You’ll need to get an early start as this is a long, strenuous day, packing in a lot of scenic diversity – taking you from the North Face car park up through forest and onto rocky ground. While no climbing is involved, you’ll need to be confident with heights and scrambling, as there are exposed, boulder-strewn, scree-scattered sections to negotiate. But having these ravishing views largely to yourself make it well worth any extra effort.
Arthur’s Seat, Edinburgh
Best city hike
2.4 miles (3.9km), 1½-2 hours, easy-moderate
You can admire the crag-hugging castle and walk the Royal Mile, but the true beauty of Edinburgh is that you’re only ever a muddy boot-step away from proper hill country. One of the quickest forays into the wilds is Arthur’s Seat, flinging up above the capital in all its dark, brooding glory.
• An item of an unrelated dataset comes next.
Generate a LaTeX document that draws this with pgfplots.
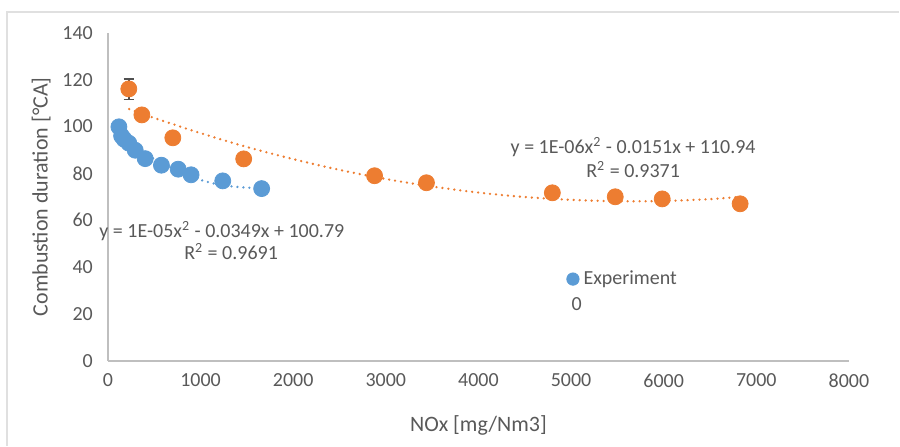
\documentclass[border=0pt]{standalone}
\usepackage{fontspec}
\setmainfont{Carlito}
\usepackage{pgfplots}
\pgfplotsset{compat=1.18}
\definecolor{exblue}{HTML}{5B9BD5}
\definecolor{exorange}{HTML}{ED7D31}
\definecolor{txtgray}{HTML}{595959}
\definecolor{axgray}{HTML}{BFBFBF}
\definecolor{errgray}{HTML}{505050}
\begin{document}
\begin{tikzpicture}
% page frame (reference is 900x446 px, 1 px = 0.5pt)
\path (0,0) rectangle (450pt,223pt);
\draw[color=black!12, line width=1pt] (3.5pt,0) -- (3.5pt,217pt) -- (450pt,217pt);
\begin{axis}[
  at={(54pt,42.5pt)}, anchor=origin,
  x=0.04637pt, y=1.1714pt,
  scale only axis,
  xmin=0, xmax=8000, ymin=0, ymax=140,
  xtick={0,1000,...,8000}, ytick={0,20,...,140},
  axis x line*=bottom, axis y line*=left,
  axis line style={axgray, line width=0.9pt, -},
  major tick length=0pt,
  tick label style={font=\fontsize{10}{11}\selectfont, text=txtgray},
  /pgf/number format/assume math mode=true,
  /pgf/number format/1000 sep={},
  xticklabel style={yshift=-3pt},
  yticklabel style={xshift=-4pt},
  xlabel={NOx [mg/Nm3]}, ylabel={Combustion duration [°CA]},
  label style={font=\fontsize{11}{13}\selectfont, text=txtgray},
  xlabel style={yshift=-7pt},
  ylabel style={yshift=-1pt},
  clip=false,
  legend style={draw=none, fill=none, at={(axis cs:4880,42)}, anchor=north west,
    font=\fontsize{10}{11}\selectfont, text=txtgray, row sep=1pt,
    /tikz/every even column/.append style={column sep=1pt}},
  legend cell align=left,
  legend image code/.code={\fill[exblue] (0.06cm,0) circle (3.1pt);},
]
% blue series
\addplot[only marks, mark=*, mark size=4pt, color=exblue, mark options={fill=exblue, draw=exblue}] coordinates {
 (119,99.9) (148,96.0) (175,94.6) (226,92.9) (295,89.9) (403,86.3) (578,83.5) (759,81.8) (898,79.4) (1240,76.8) (1660,73.5)};
\addlegendentry{Experiment}
\addlegendimage{legend image code/.code={}}
\addlegendentry{\hspace{-6pt}0}
% blue trendline
\addplot[forget plot, exblue, line width=1.3pt, line cap=round, dash pattern=on 0pt off 3pt, smooth] coordinates {
 (119,96.8) (300,91.3) (600,83.9) (900,78.5) (1200,75.2) (1500,73.9) (1660,74.0)};
% orange trendline
\addplot[forget plot, exorange, line width=1.3pt, line cap=round, dash pattern=on 0pt off 3pt, smooth] coordinates {
 (230,107.5) (500,103.7) (1000,97.2) (1500,91.3) (2000,86.1) (2500,81.5) (3000,77.6) (3500,74.4) (4000,71.8) (4500,69.9) (5000,68.7) (5500,68.1) (6000,68.2) (6500,69.0) (6825,70.0)};
% orange error bar on first point
\addplot[forget plot, errgray, line width=0.7pt] coordinates {(226,111.5) (226,120.4)};
\addplot[forget plot, errgray, line width=0.7pt] coordinates {(170,120.4) (282,120.4)};
\addplot[forget plot, errgray, line width=0.7pt] coordinates {(170,111.5) (282,111.5)};
% orange series
\addplot[forget plot, only marks, mark=*, mark size=4pt, color=exorange, mark options={fill=exorange, draw=exorange}] coordinates {
 (226,116.1) (367,105.0) (701,95.2) (1466,86.2) (2879,79.0) (3439,76.0) (4798,71.7) (5477,70.0) (5984,69.1) (6825,67.0)};
% trendline labels
\node[font=\fontsize{10}{11}\selectfont, text=txtgray] at (axis cs:1230,55.5) {y = 1E-05x\textsuperscript{2} - 0.0349x + 100.79};
\node[font=\fontsize{10}{11}\selectfont, text=txtgray] at (axis cs:1330,46.5) {R\textsuperscript{2} = 0.9691};
\node[font=\fontsize{10}{11}\selectfont, text=txtgray] at (axis cs:5670,91.3) {y = 1E-06x\textsuperscript{2} - 0.0151x + 110.94};
\node[font=\fontsize{10}{11}\selectfont, text=txtgray] at (axis cs:5670,81.5) {R\textsuperscript{2} = 0.9371};
\end{axis}
\end{tikzpicture}
\end{document}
At just 251m high, this stump of a volcano that last blew its top 350-million years ago is a bairn of a mountain by Scottish standards, but as with most things in this land – it is not to be underestimated. Robert Louis Stevenson summed it up neatly when he called it: “A hill for magnitude, a mountain in virtue of its bold design”.
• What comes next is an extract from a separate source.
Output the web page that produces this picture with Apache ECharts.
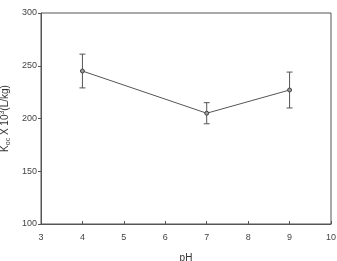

You’ll need a sure foot and a bit of puff to ramble up to the wind-beaten summit on the trail from Holyrood, former hunting ground of Scottish monarchs. There are several routes to choose from: from the easy-peasy green and blue routes to the steeper, rockier, more challenging – and ultimately more rewarding – red route, following a lava flow Lang Rig up, and descending via the Salisbury Crags. Either way, the views at the top are sensational, sweeping across the capital to the Forth Bridge in the west and beyond to the Highlands.
Sgùrr Alasdair, Isle of Skye
Best island climb
5 miles (8km), 6-8 hours, challenging
The Isle of Skye is full of highs, none more enthralling than Sgùrr Alasdair, the loftiest peak in the Black Cuillin at 992m (3255ft). With their dark, gnarly fangs of rock shooting up straight from the sea, the Cuillin mountains present some of Britain’s toughest terrain to both hikers and mountaineers. And then there’s the weather, which even the Vikings reviled: Skye takes its name from the old Norse sky-a, meaning “cloud island”.
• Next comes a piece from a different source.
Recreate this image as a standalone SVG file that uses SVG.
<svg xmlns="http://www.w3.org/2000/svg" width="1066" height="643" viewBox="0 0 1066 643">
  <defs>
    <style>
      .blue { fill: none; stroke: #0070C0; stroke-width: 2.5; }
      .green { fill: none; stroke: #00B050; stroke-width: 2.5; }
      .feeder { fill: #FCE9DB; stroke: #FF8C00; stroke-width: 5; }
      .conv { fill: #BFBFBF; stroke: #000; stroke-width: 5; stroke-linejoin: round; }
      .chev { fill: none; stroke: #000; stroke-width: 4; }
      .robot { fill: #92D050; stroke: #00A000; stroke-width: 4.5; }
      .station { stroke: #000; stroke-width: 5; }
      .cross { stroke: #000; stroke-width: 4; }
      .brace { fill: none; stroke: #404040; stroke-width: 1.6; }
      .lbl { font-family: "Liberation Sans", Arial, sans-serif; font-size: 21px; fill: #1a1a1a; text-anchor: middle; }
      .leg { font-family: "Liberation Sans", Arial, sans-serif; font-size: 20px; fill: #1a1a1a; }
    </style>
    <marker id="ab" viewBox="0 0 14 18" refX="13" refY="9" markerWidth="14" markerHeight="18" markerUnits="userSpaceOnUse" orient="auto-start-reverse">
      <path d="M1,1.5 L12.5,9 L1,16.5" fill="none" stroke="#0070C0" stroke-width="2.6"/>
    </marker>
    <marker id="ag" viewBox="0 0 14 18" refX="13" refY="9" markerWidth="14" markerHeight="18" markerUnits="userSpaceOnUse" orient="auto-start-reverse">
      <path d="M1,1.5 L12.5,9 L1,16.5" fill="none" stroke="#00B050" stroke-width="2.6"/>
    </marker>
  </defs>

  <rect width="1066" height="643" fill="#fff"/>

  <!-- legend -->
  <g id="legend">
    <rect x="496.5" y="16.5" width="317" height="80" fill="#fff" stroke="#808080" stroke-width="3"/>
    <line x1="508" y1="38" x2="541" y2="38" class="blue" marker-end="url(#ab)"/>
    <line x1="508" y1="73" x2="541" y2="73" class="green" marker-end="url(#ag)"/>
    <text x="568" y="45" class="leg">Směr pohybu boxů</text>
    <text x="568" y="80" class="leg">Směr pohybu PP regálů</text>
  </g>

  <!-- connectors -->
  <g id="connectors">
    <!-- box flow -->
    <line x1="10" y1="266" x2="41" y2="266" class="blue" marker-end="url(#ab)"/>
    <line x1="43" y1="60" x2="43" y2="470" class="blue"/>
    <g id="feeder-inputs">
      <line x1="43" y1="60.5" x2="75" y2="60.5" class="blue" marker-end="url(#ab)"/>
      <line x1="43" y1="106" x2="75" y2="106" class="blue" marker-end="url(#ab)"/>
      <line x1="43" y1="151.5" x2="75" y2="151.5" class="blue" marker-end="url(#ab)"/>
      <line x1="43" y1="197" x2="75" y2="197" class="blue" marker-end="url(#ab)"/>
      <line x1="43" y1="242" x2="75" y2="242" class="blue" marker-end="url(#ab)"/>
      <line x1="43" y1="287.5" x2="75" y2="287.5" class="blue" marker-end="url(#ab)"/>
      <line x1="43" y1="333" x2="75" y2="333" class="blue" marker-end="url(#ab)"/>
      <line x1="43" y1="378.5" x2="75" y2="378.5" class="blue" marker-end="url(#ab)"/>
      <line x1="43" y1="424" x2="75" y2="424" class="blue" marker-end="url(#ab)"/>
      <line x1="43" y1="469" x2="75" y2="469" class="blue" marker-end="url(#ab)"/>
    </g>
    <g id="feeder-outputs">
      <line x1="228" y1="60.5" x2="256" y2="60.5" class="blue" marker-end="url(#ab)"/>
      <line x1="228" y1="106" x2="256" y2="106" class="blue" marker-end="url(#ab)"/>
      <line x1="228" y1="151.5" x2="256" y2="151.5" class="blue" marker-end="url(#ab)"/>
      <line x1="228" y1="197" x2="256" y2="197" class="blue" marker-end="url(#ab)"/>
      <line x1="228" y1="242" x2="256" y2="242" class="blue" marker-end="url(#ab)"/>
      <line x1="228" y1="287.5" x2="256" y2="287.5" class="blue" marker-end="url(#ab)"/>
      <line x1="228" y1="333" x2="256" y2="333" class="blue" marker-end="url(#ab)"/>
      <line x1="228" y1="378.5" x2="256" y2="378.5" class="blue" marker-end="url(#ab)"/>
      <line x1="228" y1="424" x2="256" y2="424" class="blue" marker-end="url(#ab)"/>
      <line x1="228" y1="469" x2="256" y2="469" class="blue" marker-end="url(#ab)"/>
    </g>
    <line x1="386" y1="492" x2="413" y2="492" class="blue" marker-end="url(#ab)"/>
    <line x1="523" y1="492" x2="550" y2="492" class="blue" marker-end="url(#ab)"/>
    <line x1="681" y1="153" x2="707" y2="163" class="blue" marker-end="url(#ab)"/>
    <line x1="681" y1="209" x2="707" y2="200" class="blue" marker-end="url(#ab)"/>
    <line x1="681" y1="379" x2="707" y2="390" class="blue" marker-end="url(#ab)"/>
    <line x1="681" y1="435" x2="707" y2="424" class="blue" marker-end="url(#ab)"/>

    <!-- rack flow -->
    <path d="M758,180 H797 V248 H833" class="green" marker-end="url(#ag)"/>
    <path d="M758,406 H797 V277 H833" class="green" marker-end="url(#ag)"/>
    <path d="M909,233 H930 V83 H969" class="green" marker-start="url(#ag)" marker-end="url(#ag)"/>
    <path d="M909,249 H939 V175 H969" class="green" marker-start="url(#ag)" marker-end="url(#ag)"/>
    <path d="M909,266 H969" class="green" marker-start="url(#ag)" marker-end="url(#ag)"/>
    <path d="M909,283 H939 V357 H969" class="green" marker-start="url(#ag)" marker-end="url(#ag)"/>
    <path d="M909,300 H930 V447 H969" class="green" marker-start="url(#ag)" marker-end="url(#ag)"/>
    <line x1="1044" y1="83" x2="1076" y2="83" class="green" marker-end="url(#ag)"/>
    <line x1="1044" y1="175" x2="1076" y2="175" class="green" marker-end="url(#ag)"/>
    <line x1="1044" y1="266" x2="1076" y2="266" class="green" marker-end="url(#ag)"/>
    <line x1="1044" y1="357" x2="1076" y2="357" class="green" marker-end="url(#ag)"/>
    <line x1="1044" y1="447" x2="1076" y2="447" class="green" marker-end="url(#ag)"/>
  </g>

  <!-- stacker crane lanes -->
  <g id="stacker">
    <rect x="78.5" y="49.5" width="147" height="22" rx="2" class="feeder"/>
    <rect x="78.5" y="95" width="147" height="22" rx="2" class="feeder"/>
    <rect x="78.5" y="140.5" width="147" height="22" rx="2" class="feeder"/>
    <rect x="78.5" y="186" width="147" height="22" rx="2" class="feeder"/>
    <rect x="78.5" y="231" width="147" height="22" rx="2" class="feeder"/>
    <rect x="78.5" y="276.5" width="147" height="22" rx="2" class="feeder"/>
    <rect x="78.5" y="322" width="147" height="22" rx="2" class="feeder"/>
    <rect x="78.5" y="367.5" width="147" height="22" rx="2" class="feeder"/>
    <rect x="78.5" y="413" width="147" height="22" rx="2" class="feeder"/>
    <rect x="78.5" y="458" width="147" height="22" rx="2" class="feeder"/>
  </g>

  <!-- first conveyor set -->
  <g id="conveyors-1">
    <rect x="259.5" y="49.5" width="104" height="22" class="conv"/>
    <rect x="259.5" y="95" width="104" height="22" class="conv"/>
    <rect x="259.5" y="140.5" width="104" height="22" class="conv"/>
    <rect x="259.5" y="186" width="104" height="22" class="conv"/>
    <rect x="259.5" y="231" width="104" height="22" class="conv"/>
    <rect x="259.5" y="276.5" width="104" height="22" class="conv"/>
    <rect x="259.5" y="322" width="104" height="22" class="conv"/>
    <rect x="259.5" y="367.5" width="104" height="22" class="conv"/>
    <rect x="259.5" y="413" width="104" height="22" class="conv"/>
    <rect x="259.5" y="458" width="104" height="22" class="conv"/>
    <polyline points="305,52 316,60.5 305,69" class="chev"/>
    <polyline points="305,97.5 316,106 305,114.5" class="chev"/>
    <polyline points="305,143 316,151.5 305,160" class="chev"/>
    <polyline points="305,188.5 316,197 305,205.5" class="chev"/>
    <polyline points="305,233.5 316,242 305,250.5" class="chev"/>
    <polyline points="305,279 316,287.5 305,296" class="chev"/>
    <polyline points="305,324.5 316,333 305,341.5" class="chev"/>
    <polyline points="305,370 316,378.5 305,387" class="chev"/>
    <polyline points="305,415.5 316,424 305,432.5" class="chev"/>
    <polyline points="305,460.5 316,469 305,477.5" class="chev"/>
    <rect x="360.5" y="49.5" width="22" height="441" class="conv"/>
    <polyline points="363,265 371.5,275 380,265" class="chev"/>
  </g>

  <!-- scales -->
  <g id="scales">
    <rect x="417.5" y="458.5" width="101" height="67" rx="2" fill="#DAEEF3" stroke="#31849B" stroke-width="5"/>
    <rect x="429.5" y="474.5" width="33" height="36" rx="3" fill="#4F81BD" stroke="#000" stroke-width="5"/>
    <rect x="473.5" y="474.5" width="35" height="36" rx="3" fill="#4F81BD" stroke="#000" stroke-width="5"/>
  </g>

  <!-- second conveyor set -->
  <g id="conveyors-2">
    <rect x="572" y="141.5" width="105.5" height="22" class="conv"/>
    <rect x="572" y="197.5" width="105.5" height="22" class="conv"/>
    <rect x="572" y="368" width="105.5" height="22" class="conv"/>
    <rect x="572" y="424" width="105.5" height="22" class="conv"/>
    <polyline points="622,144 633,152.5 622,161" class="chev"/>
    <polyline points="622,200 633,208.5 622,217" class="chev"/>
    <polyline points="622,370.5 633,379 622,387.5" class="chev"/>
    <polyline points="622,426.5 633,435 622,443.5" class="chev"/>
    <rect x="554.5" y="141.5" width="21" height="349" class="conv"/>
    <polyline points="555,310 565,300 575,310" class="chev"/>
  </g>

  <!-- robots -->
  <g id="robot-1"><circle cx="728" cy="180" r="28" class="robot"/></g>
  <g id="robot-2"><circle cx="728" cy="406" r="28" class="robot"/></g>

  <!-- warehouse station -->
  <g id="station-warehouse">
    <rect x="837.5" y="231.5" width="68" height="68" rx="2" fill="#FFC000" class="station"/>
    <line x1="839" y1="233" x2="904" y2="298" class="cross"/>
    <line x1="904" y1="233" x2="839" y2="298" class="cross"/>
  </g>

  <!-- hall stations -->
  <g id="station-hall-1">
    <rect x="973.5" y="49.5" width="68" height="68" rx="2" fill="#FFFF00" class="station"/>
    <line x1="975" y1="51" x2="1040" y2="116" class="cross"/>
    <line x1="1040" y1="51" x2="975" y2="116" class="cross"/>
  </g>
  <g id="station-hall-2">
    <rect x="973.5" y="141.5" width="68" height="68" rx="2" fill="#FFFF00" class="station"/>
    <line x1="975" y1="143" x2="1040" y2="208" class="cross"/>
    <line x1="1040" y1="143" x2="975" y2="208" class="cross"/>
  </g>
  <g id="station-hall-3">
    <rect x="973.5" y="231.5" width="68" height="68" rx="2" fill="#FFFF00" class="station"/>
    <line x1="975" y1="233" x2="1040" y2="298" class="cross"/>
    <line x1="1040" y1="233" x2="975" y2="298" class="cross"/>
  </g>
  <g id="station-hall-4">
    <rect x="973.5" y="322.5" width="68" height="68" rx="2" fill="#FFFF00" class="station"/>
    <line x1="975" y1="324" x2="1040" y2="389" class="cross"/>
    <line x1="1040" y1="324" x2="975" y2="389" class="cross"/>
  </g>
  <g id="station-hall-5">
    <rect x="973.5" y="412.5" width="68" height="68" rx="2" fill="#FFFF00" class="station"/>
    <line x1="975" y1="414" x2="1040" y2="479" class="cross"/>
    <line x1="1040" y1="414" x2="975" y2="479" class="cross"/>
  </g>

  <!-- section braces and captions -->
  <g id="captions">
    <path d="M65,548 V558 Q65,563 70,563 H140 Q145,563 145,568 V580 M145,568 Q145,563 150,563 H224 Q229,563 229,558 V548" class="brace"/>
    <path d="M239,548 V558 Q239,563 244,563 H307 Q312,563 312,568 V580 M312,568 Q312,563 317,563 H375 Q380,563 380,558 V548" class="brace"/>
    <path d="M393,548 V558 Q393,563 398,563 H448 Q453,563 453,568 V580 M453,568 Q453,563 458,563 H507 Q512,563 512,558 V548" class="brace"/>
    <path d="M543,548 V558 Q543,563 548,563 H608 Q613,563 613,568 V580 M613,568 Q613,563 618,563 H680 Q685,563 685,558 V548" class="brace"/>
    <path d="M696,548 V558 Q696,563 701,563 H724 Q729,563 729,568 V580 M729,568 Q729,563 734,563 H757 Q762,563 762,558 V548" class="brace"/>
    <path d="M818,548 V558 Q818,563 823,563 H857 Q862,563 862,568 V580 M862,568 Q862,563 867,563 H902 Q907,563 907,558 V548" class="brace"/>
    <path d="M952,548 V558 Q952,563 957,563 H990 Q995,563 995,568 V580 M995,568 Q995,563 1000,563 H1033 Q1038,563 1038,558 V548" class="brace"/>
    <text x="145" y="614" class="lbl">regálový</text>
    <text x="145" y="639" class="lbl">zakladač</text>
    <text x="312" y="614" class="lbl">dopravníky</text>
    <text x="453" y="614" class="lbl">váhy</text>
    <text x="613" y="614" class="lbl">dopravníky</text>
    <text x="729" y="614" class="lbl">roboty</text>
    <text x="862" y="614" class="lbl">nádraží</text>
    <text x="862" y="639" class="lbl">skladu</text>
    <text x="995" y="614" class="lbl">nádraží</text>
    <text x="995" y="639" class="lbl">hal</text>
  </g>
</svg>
Seen from ground level, these peaks look insurmountable and some are unless you happen to be familiar with rope and karabiner. The Holy Grail for mountaineers is, of course, the Inaccessible Pinnacle (In Pinn), a mighty, merciless fin of rock that is Sgùrr Alasdair’s cake-topper. If you’re not ready to climb it just yet, you can get a taste of the intrepid (and eyeball the abseilers) by hoofing it up to the base.
Starting at Glen Brittle memorial hut, this rough, tough hike involves scrambling over rocks and scree above steep gullies, as you pick your way up the slopes. Navigation can sometimes be tricky, especially if mist or rain sweeps in. But pick a clear day and you’ll be spellbound by the view over rugged mountain and bright-blue loch, which reaches all the way to the isles of Rhum, Eigg and Canna.
Rob Roy Way
Best historic hike
79 miles (124km), 6-7 days, moderate
Dashing Scottish outlaw at the time of the Jacobite risings, Rob Roy – or Robert Roy MacGregor to give him his rightful name – is perhaps the greatest and most romantic of all Scottish folk heroes. On this Great Trail walk from Drymen (on the far more famous and crowded West Highland Way) to Pitlochry in Perthshire, you’ll cover the same ground as the intrepid, rabble-rousing bandit.
The route throws you in the deep end of the Highlands, with a feast of all the kind of scenery and history you come here for: Glacier-sculpted glens and swift-flowing burns, glassy rivers, frigid lochs and falls, the forests of the Trossachs, Clachan An Diridh stone circle on Fonab moor and the 12-arch Glen Ogle viaduct. There’s some hilly terrain to negotiate, with a fair few ups and downs, but no tough climbs to speak off.
Much of the trail is on narrow roads, tracks and cycle paths, but you’ll still need good kit, a reasonable level of fitness and a map and compass for when the path is not properly defined.